Total cost for 10 bags of QUALITY TEXTS? $306.00 Several of these books retail for substantially more than $10.00 copy; I figure that my retail cost would have been over $3,000.00.

I felt like Julius Caesar: I came, I choose, I conquered!

The Giver-

July 8, 2011 — Leave a comment

If there is a core text for middle school students, then Lois Lowry’s The Giver is high up on the list; our students read The Giver in Grade 7. This novel follows  Jonas, who receives his life assignment at the age of 12 as the community’s “memory keeper”, a position that requires him to accept serious responsibilities. Jonas is able to experience a wide range of emotions that his community has suppressed in others; he feels joy, despair, terror and can see colors that others cannot. Jonas escapes the community in order to save the life of his baby “brother” Gabriel, and the last pages of the novel find the pair in the snow facing an uncertain future.

Lowry confronts the reader with uncomfortable situations, and many middle school students do not enjoy the book, but they do remember the book. I can use references to Jonas and his community throughout high school, and students will make connections to The Giver in their responses to literature.

The novel was first published in 1993 and is usually categorized as science fiction. A more appropriate category would be dystopia. The popularity of the Hunger Games series by Suzanne Collins has highlighted this growing trend in YA literature; other dystopic visions of the future that I have been looking to include on our classroom shelves include:
Feed (2002) by M. T. Anderson,
Never Let Me Go (2005) by Kazuo Ishiguro,
Uglies (2005) by Scott Westerfeld (and other books Pretties, Specials, Peeps)
The Maze Runner (2009) by James Dashner

There are always used copies of The Giver in the children’s sections at book sales. I have never found the book mistakenly shelved with adult books; apparently, everyone is familiar enough with the book to know where to place a copy. These copies are usually pretty worn- some have highlighted text, others show “backpack” abuse. I will purchase most of these copies so that we have extra copies for students to write in or maybe create “found poetry” with pages from a disassembled text. Occasionally, I will come across a newer copy to add. Since children’s books are generally $.50 or half the cost of an adult trade paperback, I am not overspending when I get these copies.

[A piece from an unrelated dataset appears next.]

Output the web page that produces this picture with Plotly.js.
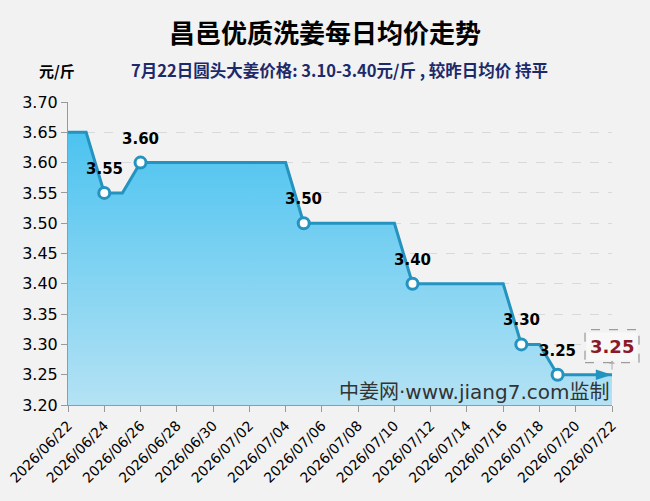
<!DOCTYPE html>
<html>
<head>
<meta charset="utf-8">
<script src="https://cdn.plot.ly/plotly-3.0.1.min.js"></script>
<style>html,body{margin:0;padding:0;background:#f2f2f2;}</style>
</head>
<body>
<div id="chart" style="width:650px;height:501px;"></div>
<script>
const dates = ["2026-06-22","2026-06-23","2026-06-24","2026-06-25","2026-06-26","2026-06-27","2026-06-28","2026-06-29","2026-06-30","2026-07-01","2026-07-02","2026-07-03","2026-07-04","2026-07-05","2026-07-06","2026-07-07","2026-07-08","2026-07-09","2026-07-10","2026-07-11","2026-07-12","2026-07-13","2026-07-14","2026-07-15","2026-07-16","2026-07-17","2026-07-18","2026-07-19","2026-07-20","2026-07-21","2026-07-22"];
const prices = [3.65,3.65,3.55,3.55,3.60,3.60,3.60,3.60,3.60,3.60,3.60,3.60,3.60,3.50,3.50,3.50,3.50,3.50,3.50,3.40,3.40,3.40,3.40,3.40,3.40,3.30,3.30,3.25,3.25,3.25,3.25];
const yTicks = [3.20,3.25,3.30,3.35,3.40,3.45,3.50,3.55,3.60,3.65,3.70];
const titleText = "昌邑优质洗姜每日均价走势";
const unitText = "元/斤";
const subText = "7月22日圆头大姜价格: 3.10-3.40元/斤 , 较昨日均价 持平";
const watermark = "中姜网·www.jiang7.com监制";

const lineColor = "#2493bf";
const numFont = "DejaVu Sans, Noto Sans CJK SC, sans-serif";
const cjkFont = "Noto Sans CJK SC, sans-serif";

const yMin = yTicks[0], yMax = yTicks[yTicks.length-1];

// change points
const cx = [], cy = [];
for (let i = 1; i < prices.length; i++) {
  if (prices[i] !== prices[i-1]) { cx.push(dates[i]); cy.push(prices[i]); }
}
const lastX = dates[dates.length-1], lastY = prices[prices.length-1];
const lastYPaper = (lastY - yMin) / (yMax - yMin);

const traces = [
  {
    x: dates, y: prices, type: "scatter", mode: "lines",
    line: {color: lineColor, width: 3},
    fill: "tozeroy",
    fillgradient: {type: "vertical", start: yMin, stop: 3.65,
      colorscale: [[0, "#b4e2f4"], [1, "#4cc3f0"]]},
    hoverinfo: "skip"
  },
  {
    x: cx, y: cy, type: "scatter", mode: "markers",
    marker: {size: 11, color: "#ffffff", line: {color: lineColor, width: 3}},
    hoverinfo: "skip"
  },
  {
    x: [lastX], y: [lastY], type: "scatter", mode: "markers",
    marker: {symbol: "arrow", angle: 90, size: 17, color: lineColor, line: {width: 0}},
    cliponaxis: false, hoverinfo: "skip"
  }
];

const annotations = cx.map((d, i) => ({
  x: d, y: cy[i], xref: "x", yref: "y", text: cy[i].toFixed(2),
  showarrow: false, yshift: 24,
  font: {family: numFont, size: 15, color: "#000", weight: "bold"}
}));
annotations.push({
  x: lastX, y: lastY, xref: "x", yref: "y", text: lastY.toFixed(2),
  showarrow: true, ax: 0, ay: -28, arrowhead: 2, arrowsize: 1, arrowwidth: 1,
  arrowside: "start", arrowcolor: "#aaaaaa", standoff: 5, startstandoff: 0,
  bgcolor: "#f8f8f8", borderpad: 3,
  font: {family: numFont, size: 18, color: "#8b1a28", weight: "bold"}
});
annotations.push({
  xref: "paper", yref: "paper", x: 1, y: 0, xanchor: "right", yanchor: "bottom",
  yshift: -1, text: watermark, showarrow: false,
  font: {family: numFont, size: 20, color: "#333333"}
});
annotations.push({
  xref: "paper", yref: "paper", x: 0.5, y: 1, xanchor: "center", yanchor: "middle",
  xshift: -15, yshift: 71, text: "<b>" + titleText + "</b>", showarrow: false,
  font: {family: cjkFont, size: 26, color: "#000"}
});
annotations.push({
  xref: "paper", yref: "paper", x: 0, y: 1, xanchor: "left", yanchor: "middle",
  xshift: -31, yshift: 32, text: "<b>" + unitText + "</b>", showarrow: false,
  font: {family: cjkFont, size: 15, color: "#000"}
});
annotations.push({
  xref: "paper", yref: "paper", x: 0, y: 1, xanchor: "left", yanchor: "middle",
  xshift: 61, yshift: 32, text: "<b>" + subText + "</b>", showarrow: false,
  font: {family: cjkFont, size: 16.5, color: "#1c2a6b"}
});

const layout = {
  width: 650, height: 501,
  paper_bgcolor: "#f2f2f2", plot_bgcolor: "#f2f2f2",
  margin: {l: 68, r: 38, t: 102, b: 96},
  showlegend: false,
  xaxis: {
    type: "date", range: [dates[0], lastX],
    tick0: dates[0], dtick: 2 * 86400000, tickformat: "%Y/%m/%d",
    tickangle: -45, ticks: "outside", ticklen: 6, tickcolor: "#999",
    showgrid: false, showline: true, linecolor: "#999", linewidth: 1,
    zeroline: false,
    tickfont: {family: numFont, size: 14, color: "#000"}
  },
  yaxis: {
    range: [yMin, yMax], tickvals: yTicks,
    ticktext: yTicks.map(v => v.toFixed(2)),
    ticks: "outside", ticklen: 6, tickcolor: "#999",
    showgrid: true, gridcolor: "#d9d9d9", griddash: "dash", gridwidth: 1,
    showline: true, linecolor: "#999", linewidth: 1, zeroline: false,
    tickfont: {family: numFont, size: 16, color: "#000"}
  },
  shapes: [{
    type: "rect", xref: "paper", yref: "paper",
    xsizemode: "pixel", ysizemode: "pixel", xanchor: 1, yanchor: lastYPaper,
    x0: -27, x1: 27, y0: 12, y1: 45,
    line: {color: "#888", width: 1, dash: "dash"}, fillcolor: "rgba(0,0,0,0)"
  }],
  annotations: annotations
};

Plotly.newPlot("chart", traces, layout, {displayModeBar: false, staticPlot: true});
</script>
</body>
</html>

The cover has not changed since the book’s first printing, except to add the Newberry Award medallion to the upper right corner. The old man’s face and torn left corner are evocative of the novel’s themes. Here is a cover students can write about! The novel’s size is a mixed blessing- small enough not to intimidate the reader, but also small enough to be lost in a pile of used books. I often have to dig into piles of children’s books to find a copy.

Currently the book retails for $6.99.

The Giver will remain as a core text for our 7th graders. This is one of the books Wamogo middle school students who have come from three different elementary schools from three different towns will share together. Lowry’s novel marks a similar “coming of age”; as 7th graders, our students also have new responsibilities. Many of our students feel at times that middle school is a dystopia (a police state?), and they share these connections and their ideas of their future when they read this text. Many students may not enjoy the book, but all students keep memories of The Giver.